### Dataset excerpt
● ● ● ● ● ● ●

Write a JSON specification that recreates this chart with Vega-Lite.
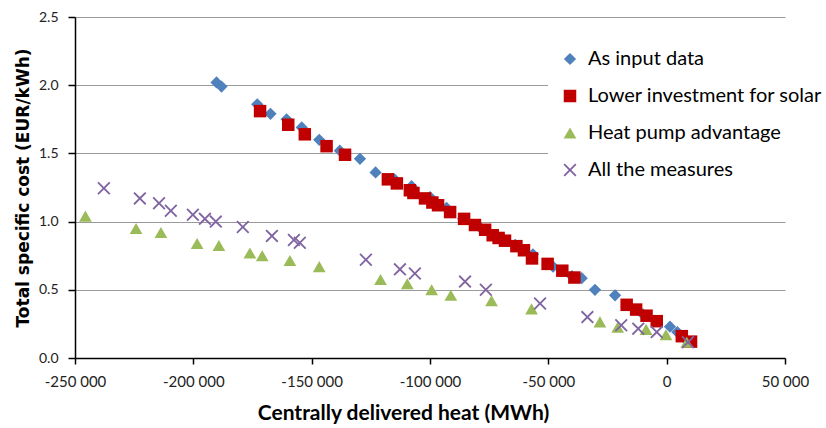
{
  "$schema": "https://vega.github.io/schema/vega-lite/v6.json",
  "width": 710,
  "height": 341,
  "autosize": "none",
  "padding": {"left": 75, "top": 17, "right": 41, "bottom": 70},
  "background": "white",
  "config": {"view": {"stroke": null}, "font": "Lato"},
  "data": {"values": [
    {"series": "As input data", "heat": -190200, "cost": 2.02},
    {"series": "As input data", "heat": -188100, "cost": 1.99},
    {"series": "As input data", "heat": -173000, "cost": 1.86},
    {"series": "As input data", "heat": -167400, "cost": 1.79},
    {"series": "As input data", "heat": -160600, "cost": 1.75},
    {"series": "As input data", "heat": -154200, "cost": 1.69},
    {"series": "As input data", "heat": -146800, "cost": 1.6},
    {"series": "As input data", "heat": -138100, "cost": 1.52},
    {"series": "As input data", "heat": -129600, "cost": 1.46},
    {"series": "As input data", "heat": -123000, "cost": 1.36},
    {"series": "As input data", "heat": -115000, "cost": 1.31},
    {"series": "As input data", "heat": -107800, "cost": 1.26},
    {"series": "As input data", "heat": -100000, "cost": 1.18},
    {"series": "As input data", "heat": -93000, "cost": 1.1},
    {"series": "As input data", "heat": -86000, "cost": 1.02},
    {"series": "As input data", "heat": -79000, "cost": 0.96},
    {"series": "As input data", "heat": -72000, "cost": 0.9},
    {"series": "As input data", "heat": -64000, "cost": 0.83},
    {"series": "As input data", "heat": -56500, "cost": 0.76},
    {"series": "As input data", "heat": -48000, "cost": 0.67},
    {"series": "As input data", "heat": -40000, "cost": 0.6},
    {"series": "As input data", "heat": -35900, "cost": 0.585},
    {"series": "As input data", "heat": -30300, "cost": 0.5},
    {"series": "As input data", "heat": -21800, "cost": 0.46},
    {"series": "As input data", "heat": -10000, "cost": 0.32},
    {"series": "As input data", "heat": 1400, "cost": 0.23},
    {"series": "As input data", "heat": 4500, "cost": 0.19},
    {"series": "As input data", "heat": 9000, "cost": 0.12},
    {"series": "Lower investment for solar", "heat": -171800, "cost": 1.81},
    {"series": "Lower investment for solar", "heat": -159900, "cost": 1.71},
    {"series": "Lower investment for solar", "heat": -152900, "cost": 1.64},
    {"series": "Lower investment for solar", "heat": -143700, "cost": 1.553},
    {"series": "Lower investment for solar", "heat": -135900, "cost": 1.49},
    {"series": "Lower investment for solar", "heat": -117800, "cost": 1.31},
    {"series": "Lower investment for solar", "heat": -114000, "cost": 1.28},
    {"series": "Lower investment for solar", "heat": -108500, "cost": 1.23},
    {"series": "Lower investment for solar", "heat": -107000, "cost": 1.21},
    {"series": "Lower investment for solar", "heat": -102100, "cost": 1.17},
    {"series": "Lower investment for solar", "heat": -99000, "cost": 1.14},
    {"series": "Lower investment for solar", "heat": -96600, "cost": 1.12},
    {"series": "Lower investment for solar", "heat": -91500, "cost": 1.07},
    {"series": "Lower investment for solar", "heat": -85600, "cost": 1.02},
    {"series": "Lower investment for solar", "heat": -81000, "cost": 0.975},
    {"series": "Lower investment for solar", "heat": -76700, "cost": 0.94},
    {"series": "Lower investment for solar", "heat": -73500, "cost": 0.9},
    {"series": "Lower investment for solar", "heat": -71000, "cost": 0.88},
    {"series": "Lower investment for solar", "heat": -68300, "cost": 0.86},
    {"series": "Lower investment for solar", "heat": -63500, "cost": 0.82},
    {"series": "Lower investment for solar", "heat": -60300, "cost": 0.79},
    {"series": "Lower investment for solar", "heat": -56900, "cost": 0.73},
    {"series": "Lower investment for solar", "heat": -50300, "cost": 0.69},
    {"series": "Lower investment for solar", "heat": -44100, "cost": 0.64},
    {"series": "Lower investment for solar", "heat": -39000, "cost": 0.59},
    {"series": "Lower investment for solar", "heat": -16900, "cost": 0.39},
    {"series": "Lower investment for solar", "heat": -12900, "cost": 0.355},
    {"series": "Lower investment for solar", "heat": -8500, "cost": 0.31},
    {"series": "Lower investment for solar", "heat": -4200, "cost": 0.27},
    {"series": "Lower investment for solar", "heat": 6400, "cost": 0.16},
    {"series": "Lower investment for solar", "heat": 10300, "cost": 0.12},
    {"series": "Heat pump advantage", "heat": -245600, "cost": 1.04},
    {"series": "Heat pump advantage", "heat": -224200, "cost": 0.95},
    {"series": "Heat pump advantage", "heat": -213700, "cost": 0.92},
    {"series": "Heat pump advantage", "heat": -198400, "cost": 0.84},
    {"series": "Heat pump advantage", "heat": -189200, "cost": 0.825},
    {"series": "Heat pump advantage", "heat": -176100, "cost": 0.77},
    {"series": "Heat pump advantage", "heat": -170900, "cost": 0.75},
    {"series": "Heat pump advantage", "heat": -159200, "cost": 0.715},
    {"series": "Heat pump advantage", "heat": -146800, "cost": 0.67},
    {"series": "Heat pump advantage", "heat": -120900, "cost": 0.575},
    {"series": "Heat pump advantage", "heat": -109600, "cost": 0.545},
    {"series": "Heat pump advantage", "heat": -99300, "cost": 0.5},
    {"series": "Heat pump advantage", "heat": -91200, "cost": 0.46},
    {"series": "Heat pump advantage", "heat": -74000, "cost": 0.42},
    {"series": "Heat pump advantage", "heat": -57100, "cost": 0.36},
    {"series": "Heat pump advantage", "heat": -28200, "cost": 0.265},
    {"series": "Heat pump advantage", "heat": -20700, "cost": 0.225},
    {"series": "Heat pump advantage", "heat": -8700, "cost": 0.21},
    {"series": "Heat pump advantage", "heat": -300, "cost": 0.17},
    {"series": "Heat pump advantage", "heat": 8500, "cost": 0.115},
    {"series": "All the measures", "heat": -237800, "cost": 1.245},
    {"series": "All the measures", "heat": -222600, "cost": 1.17},
    {"series": "All the measures", "heat": -214500, "cost": 1.135},
    {"series": "All the measures", "heat": -209500, "cost": 1.08},
    {"series": "All the measures", "heat": -200200, "cost": 1.05},
    {"series": "All the measures", "heat": -195100, "cost": 1.02},
    {"series": "All the measures", "heat": -190500, "cost": 1.0},
    {"series": "All the measures", "heat": -179100, "cost": 0.96},
    {"series": "All the measures", "heat": -166800, "cost": 0.895},
    {"series": "All the measures", "heat": -157500, "cost": 0.865},
    {"series": "All the measures", "heat": -155000, "cost": 0.845},
    {"series": "All the measures", "heat": -127100, "cost": 0.72},
    {"series": "All the measures", "heat": -112700, "cost": 0.65},
    {"series": "All the measures", "heat": -106400, "cost": 0.62},
    {"series": "All the measures", "heat": -85200, "cost": 0.56},
    {"series": "All the measures", "heat": -76400, "cost": 0.5},
    {"series": "All the measures", "heat": -53500, "cost": 0.4},
    {"series": "All the measures", "heat": -33500, "cost": 0.3},
    {"series": "All the measures", "heat": -19200, "cost": 0.24},
    {"series": "All the measures", "heat": -12000, "cost": 0.215},
    {"series": "All the measures", "heat": -4200, "cost": 0.19},
    {"series": "All the measures", "heat": 9000, "cost": 0.115}
  ]},
  "mark": {"type": "point", "filled": true, "opacity": 1, "strokeWidth": 0},
  "encoding": {
    "x": {
      "field": "heat", "type": "quantitative",
      "scale": {"domain": [-250000, 50000], "nice": false, "zero": false},
      "axis": {
        "title": "Centrally delivered heat (MWh)",
        "values": [-250000, -200000, -150000, -100000, -50000, 0, 50000],
        "labelExpr": "replace(replace(format(datum.value, ','), ',', ' '), '\u2212', '-')",
        "grid": false,
        "domainColor": "#000000", "domainWidth": 1.5,
        "tickColor": "#000000", "tickWidth": 1.5, "tickSize": 6,
        "labelFontSize": 15, "labelColor": "#222222", "labelPadding": 10,
        "labelFlush": false,
        "titleFont": "Lato", "titleFontSize": 21, "titleFontWeight": "bold", "titleColor": "#000000",
        "titleX": 328, "titleY": 55, "titleAlign": "center", "titleBaseline": "middle"
      }
    },
    "y": {
      "field": "cost", "type": "quantitative",
      "scale": {"domain": [0, 2.5], "nice": false},
      "axis": {
        "title": "Total specific cost (EUR/kWh)",
        "values": [0, 0.5, 1, 1.5, 2, 2.5],
        "format": ".1f",
        "grid": true, "gridColor": "#9a9a9a", "gridWidth": 1,
        "domainColor": "#000000", "domainWidth": 1.5,
        "tickColor": "#000000", "tickWidth": 1.5, "tickSize": 7,
        "labelFontSize": 14, "labelColor": "#222222", "labelPadding": 10,
        "titleFont": "DejaVu Sans", "titleFontSize": 17, "titleFontWeight": "bold", "titleColor": "#000000",
        "titlePadding": 6
      }
    },
    "color": {
      "field": "series", "type": "nominal",
      "scale": {
        "domain": ["As input data", "Lower investment for solar", "Heat pump advantage", "All the measures"],
        "range": ["#4F81BD", "#C00000", "#9BBB59", "#8064A2"]
      },
      "legend": {
        "title": null, "orient": "none", "legendX": 473, "legendY": 20,
        "fillColor": "#ffffff", "padding": 12,
        "symbolSize": 70, "labelFontSize": 20, "labelFont": "Lato", "labelColor": "#000000",
        "labelOffset": 8, "rowPadding": 17, "symbolStrokeWidth": 0, "labelLimit": 0
      }
    },
    "shape": {
      "field": "series", "type": "nominal",
      "scale": {
        "domain": ["As input data", "Lower investment for solar", "Heat pump advantage", "All the measures"],
        "range": ["diamond", "square", "triangle-up", "M-0.8,-1L0,-0.2L0.8,-1L1,-0.8L0.2,0L1,0.8L0.8,1L0,0.2L-0.8,1L-1,0.8L-0.2,0L-1,-0.8Z"]
      }
    },
    "size": {
      "field": "series", "type": "nominal",
      "scale": {
        "domain": ["As input data", "Lower investment for solar", "Heat pump advantage", "All the measures"],
        "range": [150, 169, 130, 121]
      },
      "legend": null
    }
  }
}
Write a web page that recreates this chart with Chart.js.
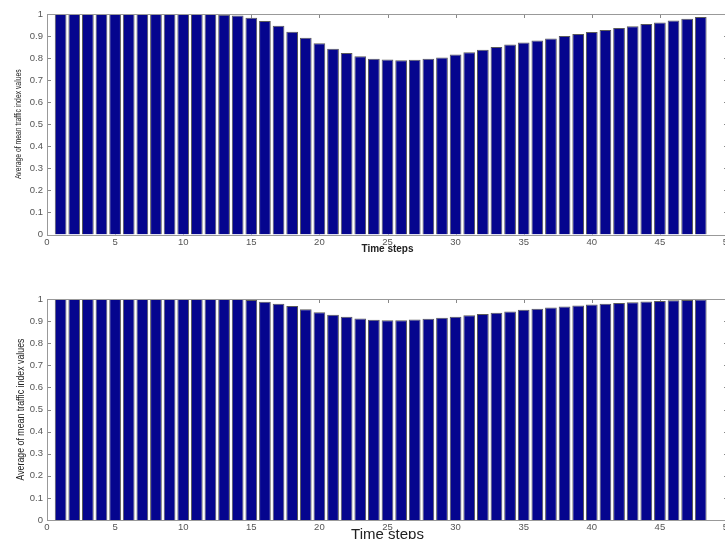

● ● ● ● ● ● ●

### Exercise prompt
Count every line in the listing above that holds "chart", then report only the count.

### Response below
2